Büyüklerden biri şöyle anlatıyor, - Birgün Mescidi Harama girdim. Orada bir gençle karşılaştım. Zayıflamıştı. Açlığını renginden anladım. O anda beni bir acıma hissi kapladı. Cebimde yüz kadar altın vardı. Yanına yaklaştım; o altınları kese ile beraber o gence vermek istedim:- Dostum şunu al, ihtiyaçlarına sarfet...Dedim... Yüzüme bile bakmadı. Israr ettim. Aynı sözü birkaç kez daha tekrar ettim. Neden sonra başını kaldırdı ve şöyle dedi:- Ey efendi, benim şu anda içinde bulunduğum hali, cennet ve onun içinde bulunan nimetlere bile değişmem. Benin verdiğin bu adi dünyalığa nasıl değişirim?..* * *Bir zat vardı. Bayezidi Bestami hazretlerine hizmet ederdi.
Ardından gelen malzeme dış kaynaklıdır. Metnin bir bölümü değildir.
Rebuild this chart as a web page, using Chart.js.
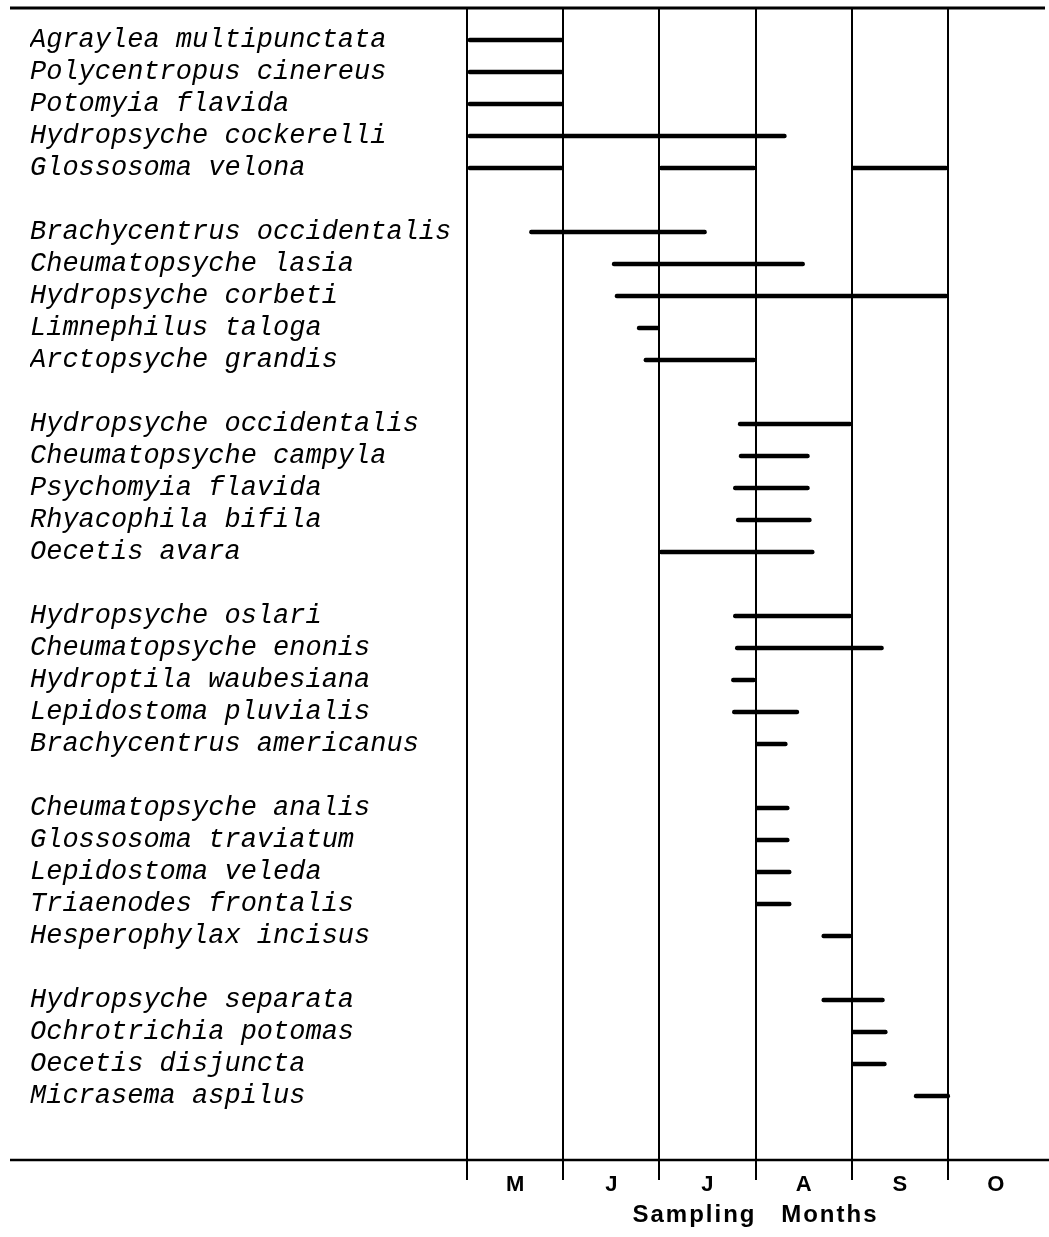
<!DOCTYPE html>
<html><head><meta charset="utf-8">
<script src="https://cdn.jsdelivr.net/npm/chart.js@4/dist/chart.umd.min.js"></script>
<style>html,body{margin:0;padding:0;background:#fff;} canvas{display:block;}</style>
</head><body>
<canvas id="c" width="1049" height="1237"></canvas>
<script>
// ---- data ----
const months = ['M', 'J', 'J', 'A', 'S', 'O'];
const groupSizes = [5, 5, 5, 5, 5, 4];
const species = [
  'Agraylea multipunctata', 'Polycentropus cinereus', 'Potomyia flavida', 'Hydropsyche cockerelli', 'Glossosoma velona',
  'Brachycentrus occidentalis', 'Cheumatopsyche lasia', 'Hydropsyche corbeti', 'Limnephilus taloga', 'Arctopsyche grandis',
  'Hydropsyche occidentalis', 'Cheumatopsyche campyla', 'Psychomyia flavida', 'Rhyacophila bifila', 'Oecetis avara',
  'Hydropsyche oslari', 'Cheumatopsyche enonis', 'Hydroptila waubesiana', 'Lepidostoma pluvialis', 'Brachycentrus americanus',
  'Cheumatopsyche analis', 'Glossosoma traviatum', 'Lepidostoma veleda', 'Triaenodes frontalis', 'Hesperophylax incisus',
  'Hydropsyche separata', 'Ochrotrichia potomas', 'Oecetis disjuncta', 'Micrasema aspilus'
];
// months since start of May (0 = 1 May, 1 = 1 June, ...)
const firstFrom = [
  0.00, 0.00, 0.00, 0.00, 0.00,
  0.65, 1.51, 1.54, 1.77, 1.84,
  2.82, 2.83, 2.77, 2.80, 2.00,
  2.77, 2.79, 2.75, 2.76, 3.00,
  3.00, 3.00, 3.00, 3.00, 3.69,
  3.69, 4.00, 4.00, 4.65
];
const firstTo = [
  1.00, 1.00, 1.00, 3.32, 1.00,
  2.49, 3.51, 5.00, 2.00, 3.00,
  4.00, 3.56, 3.56, 3.58, 3.61,
  4.00, 4.33, 3.00, 3.45, 3.33,
  3.35, 3.35, 3.37, 3.37, 4.00,
  4.34, 4.37, 4.36, 5.02
];
const extraSpecies = ['Glossosoma velona', 'Glossosoma velona'];
const extraFrom = [2.00, 4.00];
const extraTo = [3.00, 5.00];

// ---- build category rows (blank rows separate groups) ----
const labels = [''];
const rowOf = {};
let k = 0;
groupSizes.forEach((n, g) => {
  if (g > 0) labels.push('');
  for (let i = 0; i < n; i++) { rowOf[species[k]] = labels.length; labels.push(species[k]); k++; }
});
labels.push('', '');

const mainData = labels.map(() => null);
species.forEach((s, i) => { mainData[rowOf[s]] = [firstFrom[i], firstTo[i]]; });
const extraData = extraSpecies.map((s, i) => {
  const d = labels.map(() => null);
  d[rowOf[s]] = [extraFrom[i], extraTo[i]];
  return d;
});

const barStyle = {
  backgroundColor: '#000', borderWidth: 0, borderSkipped: false,
  borderRadius: 2, barThickness: 4, grouped: false
};
const datasets = [Object.assign({ data: mainData }, barStyle)]
  .concat(extraData.map(d => Object.assign({ data: d }, barStyle)));

// letter spacing for the axis title (canvas property)
if (Chart.Scale && Chart.Scale.prototype.drawTitle) {
  const origTitle = Chart.Scale.prototype.drawTitle;
  Chart.Scale.prototype.drawTitle = function () {
    const ctx = this.ctx;
    ctx.save();
    if ('letterSpacing' in ctx) ctx.letterSpacing = '2px';
    if ('wordSpacing' in ctx) ctx.wordSpacing = '16px';
    origTitle.apply(this, arguments);
    ctx.restore();
  };
}

const frameLines = {
  id: 'frameLines',
  afterDraw(chart) {
    const { ctx, chartArea } = chart;
    const left = chart.scales.y.left - 20;
    ctx.save();
    ctx.strokeStyle = '#000';
    ctx.lineWidth = 3;
    ctx.beginPath(); ctx.moveTo(left, chartArea.top); ctx.lineTo(chartArea.right + 1, chartArea.top); ctx.stroke();
    ctx.lineWidth = 2.5;
    ctx.beginPath(); ctx.moveTo(left, chartArea.bottom); ctx.lineTo(chart.width, chartArea.bottom); ctx.stroke();
    ctx.restore();
  }
};

new Chart(document.getElementById('c'), {
  type: 'bar',
  data: { labels: labels, datasets: datasets },
  plugins: [frameLines],
  options: {
    indexAxis: 'y',
    responsive: false,
    animation: false,
    devicePixelRatio: 1,
    layout: { padding: { left: 30, top: 8, right: 5, bottom: 0 } },
    plugins: { legend: { display: false }, tooltip: { enabled: false } },
    scales: {
      y: {
        type: 'category', offset: false,
        grid: { display: false }, border: { display: false },
        ticks: {
          crossAlign: 'far', autoSkip: false, color: '#000', padding: 0,
          font: { family: '"Liberation Mono", "DejaVu Sans Mono", monospace', size: 27, style: 'italic' }
        },
        afterFit: s => { s.width = 437; s.paddingTop = 0; s.paddingBottom = 0; }
      },
      x: {
        type: 'linear', min: 0, max: 6,
        border: { display: false },
        afterBuildTicks: s => {
          const t = [];
          months.forEach((m, i) => { t.push({ value: i }); t.push({ value: i + 0.5 }); });
          t.push({ value: months.length });
          s.ticks = t;
        },
        grid: {
          color: c => (c.tick && Number.isInteger(c.tick.value) && c.tick.value < months.length) ? '#000' : 'rgba(0,0,0,0)',
          lineWidth: 2, tickLength: 20, drawOnChartArea: true, drawTicks: true
        },
        ticks: {
          autoSkip: false, maxRotation: 0, color: '#000', padding: -8,
          font: { family: '"Liberation Sans", Arial, sans-serif', size: 22, weight: 'bold' },
          callback: v => (Math.abs(v % 1 - 0.5) < 1e-9) ? months[Math.floor(v)] : ''
        },
        title: {
          display: true, text: 'Sampling Months', color: '#000',
          font: { family: '"Liberation Sans", Arial, sans-serif', size: 24, weight: 'bold' },
          padding: { top: 0, bottom: 7 }
        },
        afterFit: s => { s.height = 77; s.paddingLeft = 0; s.paddingRight = 0; }
      }
    }
  }
});
</script>
</body></html>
Bu zat işittiği bir sözü değerlendirerek şöyle diyor:- Ben Bistam'da büyük bir zattan işitttim. Şöyle diyordu:- Bir rüyada Allahü Teala'nın kelam sıfatı tecellisine mazhar oldum. Bana şöyle buyurdu:- Siz hepiniz Benden çeşitli şeyler istemektesiniz, fakat Bayezid müstesna... O, yalnız Beni istiyor. Ben de onu istiyorum...
Yorumlar
Yorum bulunmuyor.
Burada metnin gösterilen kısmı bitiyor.